Lengang dan sepi. Begitulah kesan pertama ketika memasuki gedung Perpustakaan Yayasan Hatta di Jl. Laksda Adi Sucipto, Yogyakarta - sebuah lokasi yang strategis dan mudah dijangkau dari banyak arah. Bangku-bangku dan meja-meja di lantai dua gedung tua itu, yang jumlahnya puluhan, seakan rindu menanti kehangatan pengunjungnya. Satu dua tamu memang datang, selebihnya sunyi.
Rak-rak kayu yang berjajar di ruang utama, yang menampung koleksi sekitar 33 ribu judul, nyaris tak terjamah pengunjung. Deretan buku-bukunya tampak kusam dan berdebu. Beberapa di antaranya bahkan terlihat mulai lapuk lantaran usia atau karena perawatan yang kurang memadai.
Siang itu, di ruang baca yang begitu lapang, hanya ada empat orang pengunjung. Petugas yang berjaga melayani peminjaman buku praktis menganggur. Mengobrol atau membaca koran dan majalah adalah cara terbaik mengisi waktu luang dan mengusir kebosanan. "Kalau pas musim ujian pengunjung bisa mencapai 50 orang per hari. Di luar itu paling hanya lima sampai tujuh orang," ujar seorang petugas.
Lima hingga tujuh pengunjung sehari. Entah apa yang dikatakan Bung Hatta andai ia masih hidup. Nama besarnya, yang dipakai perpustakaan ini, ternyata tak sanggup menarik masyarakat untuk berduyun-duyun mengunjungi ruang-ruang baca yang menyimpan puluhan ribu koleksi itu.

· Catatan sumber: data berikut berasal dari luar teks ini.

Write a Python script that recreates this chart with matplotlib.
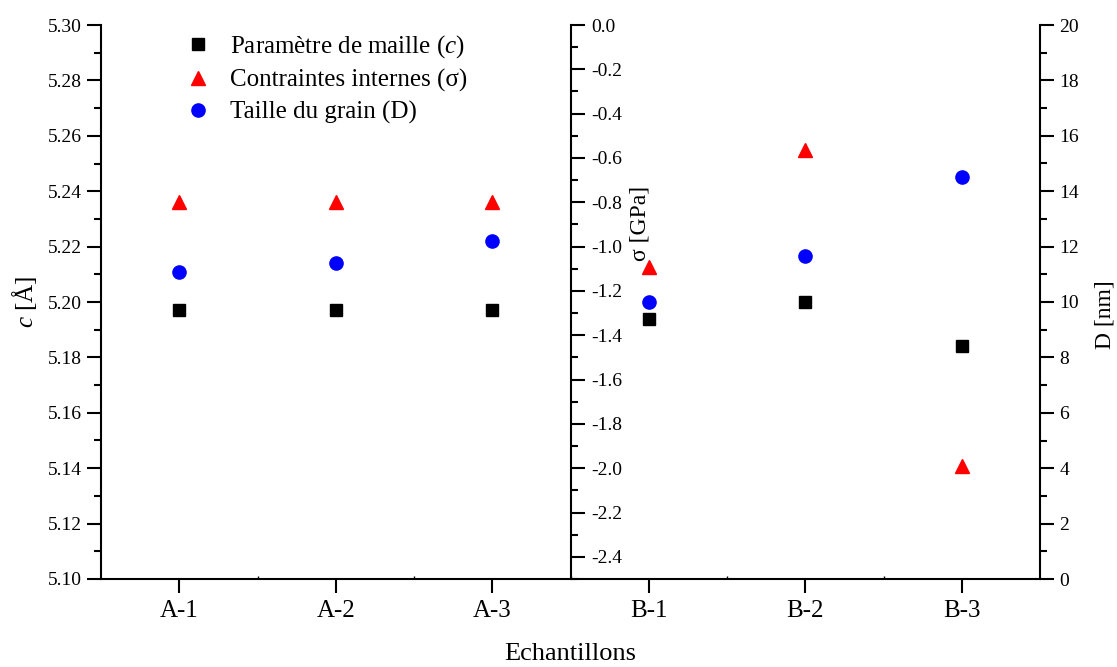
import numpy as np
import matplotlib.pyplot as plt
from matplotlib.lines import Line2D

# samples and measured values
samples = ['A-1', 'A-2', 'A-3', 'B-1', 'B-2', 'B-3']
lattice_c = [5.197, 5.197, 5.197, 5.194, 5.200, 5.184]      # Angstrom
stress = [-0.80, -0.80, -0.80, -1.09, -0.564, -1.99]        # GPa
grain_size = [11.09, 11.40, 12.21, 10.01, 11.66, 14.50]     # nm

plt.rcParams['font.family'] = ['Liberation Serif', 'DejaVu Serif']
plt.rcParams['mathtext.fontset'] = 'custom'
plt.rcParams['mathtext.rm'] = 'Liberation Serif'
plt.rcParams['mathtext.it'] = 'Liberation Serif:italic'
plt.rcParams['axes.unicode_minus'] = False
plt.rcParams['axes.linewidth'] = 1.5

fig = plt.figure(figsize=(11.17, 6.67), dpi=100)
W, H = 1117, 667
ax = fig.add_axes([101 / W, 1 - 579 / H, (1040 - 101) / W, (579 - 25) / H])
x = np.arange(1, len(samples) + 1)

tick_kw = dict(direction='out', width=1.5, labelsize=14)

# left axis: lattice parameter c
ax.plot(x, lattice_c, 's', color='black', markersize=8, linestyle='none')
ax.set_xlim(0.5, 6.5)
ax.set_ylim(5.10, 5.30)
ax.set_yticks(np.arange(5.10, 5.301, 0.02))
ax.set_yticks(np.arange(5.11, 5.30, 0.02), minor=True)
ax.set_yticklabels([f'{v:.2f}' for v in np.arange(5.10, 5.301, 0.02)])
ax.set_xticks(x)
ax.set_xticklabels(samples)
ax.set_xticks(np.arange(1.5, 6.0, 1.0), minor=True)
ax.tick_params(axis='y', which='major', length=10, pad=4, **tick_kw)
ax.tick_params(axis='x', which='major', length=10, pad=5, direction='out', width=1.5, labelsize=18)
ax.tick_params(axis='y', which='minor', length=5, direction='out', width=1.5)
ax.tick_params(axis='x', which='minor', length=2, direction='in', width=1)
ax.spines['top'].set_visible(False)
ax.spines['right'].set_visible(False)
ax.set_ylabel(r'$c$ [Å]', fontsize=18, labelpad=6)
ax.set_xlabel('Echantillons', fontsize=19, labelpad=15)

# middle axis: internal stress
ax2 = ax.twinx()
ax2.plot(x, stress, '^', color='red', markersize=10, linestyle='none')
ax2.set_ylim(-2.5, 0.0)
ax2.set_yticks(np.arange(-2.4, 0.01, 0.2))
ax2.set_yticklabels([f'{v:.1f}' if abs(v) > 1e-9 else '0.0' for v in np.arange(-2.4, 0.01, 0.2)])
ax2.set_yticks(np.arange(-2.5, 0.0, 0.2), minor=True)
ax2.spines['right'].set_position(('data', 3.5))
for s in ['top', 'left', 'bottom']:
    ax2.spines[s].set_visible(False)
ax2.tick_params(axis='y', which='major', length=10, pad=5, **tick_kw)
ax2.tick_params(axis='y', which='minor', length=5, direction='out', width=1.5)
fig.text(640 / W, 1 - 223 / H, 'σ [GPa]', rotation=90, ha='center', va='center', fontsize=17)

# right axis: grain size
ax3 = ax.twinx()
ax3.plot(x, grain_size, 'o', color='blue', markersize=9.5, linestyle='none')
ax3.set_ylim(0, 20)
ax3.set_yticks(np.arange(0, 21, 2))
ax3.set_yticks(np.arange(1, 20, 2), minor=True)
for s in ['top', 'left', 'bottom']:
    ax3.spines[s].set_visible(False)
ax3.tick_params(axis='y', which='major', length=10, pad=4, **tick_kw)
ax3.tick_params(axis='y', which='minor', length=5, direction='out', width=1.5)
fig.text(1105 / W, 1 - 315 / H, 'D [nm]', rotation=90, ha='center', va='center', fontsize=17)

handles = [
    Line2D([], [], marker='s', color='black', linestyle='none', markersize=8),
    Line2D([], [], marker='^', color='red', linestyle='none', markersize=10),
    Line2D([], [], marker='o', color='blue', linestyle='none', markersize=9.5),
]
labels = [r'Paramètre de maille ($c$)', 'Contraintes internes (σ)', 'Taille du grain (D)']
ax3.legend(handles, labels, loc='upper left', bbox_to_anchor=(0.059, 1.025), frameon=False,
           fontsize=18, handletextpad=0.55, labelspacing=0.34, handlelength=1.5)

fig.savefig('out.png', dpi=100)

Demikianlah yang terjadi. Dari tahun ke tahun jumlah pengunjung bahkan terus merosot. Pengelola perpustakaan masih mencatat angka kunjungan lumayan tinggi pada 1998, yakni 9.567 orang. Namun, hanya dalam tiga tahun jumlah itu terpangkas lebih dari separonya, tinggal 4.089. "Selain disebabkan koleksi buku tak pernah bertambah, juga karena banyak perpustakaan kampus yang lebih lengkap," kata Fauzie Ridjal, Wakil Sekretaris Yayasan yang juga Kepala Perpustakaan Yayasan Hatta, mencoba menjelaskan alasannya.

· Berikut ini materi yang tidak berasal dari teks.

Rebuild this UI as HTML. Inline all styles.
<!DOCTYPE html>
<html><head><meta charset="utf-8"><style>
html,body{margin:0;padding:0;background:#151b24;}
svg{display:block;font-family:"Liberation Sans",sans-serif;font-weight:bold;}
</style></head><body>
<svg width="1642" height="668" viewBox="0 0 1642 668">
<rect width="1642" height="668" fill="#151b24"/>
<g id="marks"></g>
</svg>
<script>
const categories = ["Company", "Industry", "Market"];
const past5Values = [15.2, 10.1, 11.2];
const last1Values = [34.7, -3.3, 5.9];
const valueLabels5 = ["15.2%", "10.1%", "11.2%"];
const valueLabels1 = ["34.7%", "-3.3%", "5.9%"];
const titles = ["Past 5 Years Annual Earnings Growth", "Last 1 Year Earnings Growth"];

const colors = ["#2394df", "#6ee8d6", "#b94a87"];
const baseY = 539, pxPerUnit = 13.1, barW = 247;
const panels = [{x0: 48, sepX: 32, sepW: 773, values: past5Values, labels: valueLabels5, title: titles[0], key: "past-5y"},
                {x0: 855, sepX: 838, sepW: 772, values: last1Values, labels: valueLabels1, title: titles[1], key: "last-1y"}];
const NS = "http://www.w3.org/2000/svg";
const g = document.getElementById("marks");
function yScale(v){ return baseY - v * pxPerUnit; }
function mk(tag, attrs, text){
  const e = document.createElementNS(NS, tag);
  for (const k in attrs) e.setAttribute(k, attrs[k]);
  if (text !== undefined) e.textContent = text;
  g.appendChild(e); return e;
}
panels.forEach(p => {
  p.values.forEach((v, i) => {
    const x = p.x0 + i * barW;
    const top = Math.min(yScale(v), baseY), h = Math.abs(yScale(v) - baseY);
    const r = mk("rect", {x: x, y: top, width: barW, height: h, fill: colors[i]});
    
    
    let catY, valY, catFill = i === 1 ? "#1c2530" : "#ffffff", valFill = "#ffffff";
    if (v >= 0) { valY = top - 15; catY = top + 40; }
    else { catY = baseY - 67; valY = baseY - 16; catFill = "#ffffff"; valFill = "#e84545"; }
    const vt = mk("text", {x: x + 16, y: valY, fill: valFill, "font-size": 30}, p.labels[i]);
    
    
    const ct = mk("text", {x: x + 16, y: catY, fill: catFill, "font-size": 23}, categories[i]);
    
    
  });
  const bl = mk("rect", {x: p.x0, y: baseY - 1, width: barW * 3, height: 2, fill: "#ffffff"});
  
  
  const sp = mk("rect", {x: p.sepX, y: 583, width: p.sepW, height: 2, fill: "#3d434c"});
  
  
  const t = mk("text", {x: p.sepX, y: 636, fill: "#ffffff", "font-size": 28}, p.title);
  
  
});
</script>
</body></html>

Sebagian pengunjung yang masih setia adalah mahasiswa S2 dan S3 - jumlahnya 75 persen dari keseluruhan pengunjung. Mereka bertahan lantaran koleksi buku-buku tua yang lumayan lengkap, khususnya untuk tema-tema sejarah, kebudayaan, dan filsafat. Suasana tak kalah sunyi terasa di Perpustakaan Idayu, yang terletak di Jl. Kwitang Jakarta, yang menyediakan beberapa buah meja dan kursi baca. Satu dua pengunjung terlihat datang pada pagi dan siang hari,dan agak ramai ketika sore tiba.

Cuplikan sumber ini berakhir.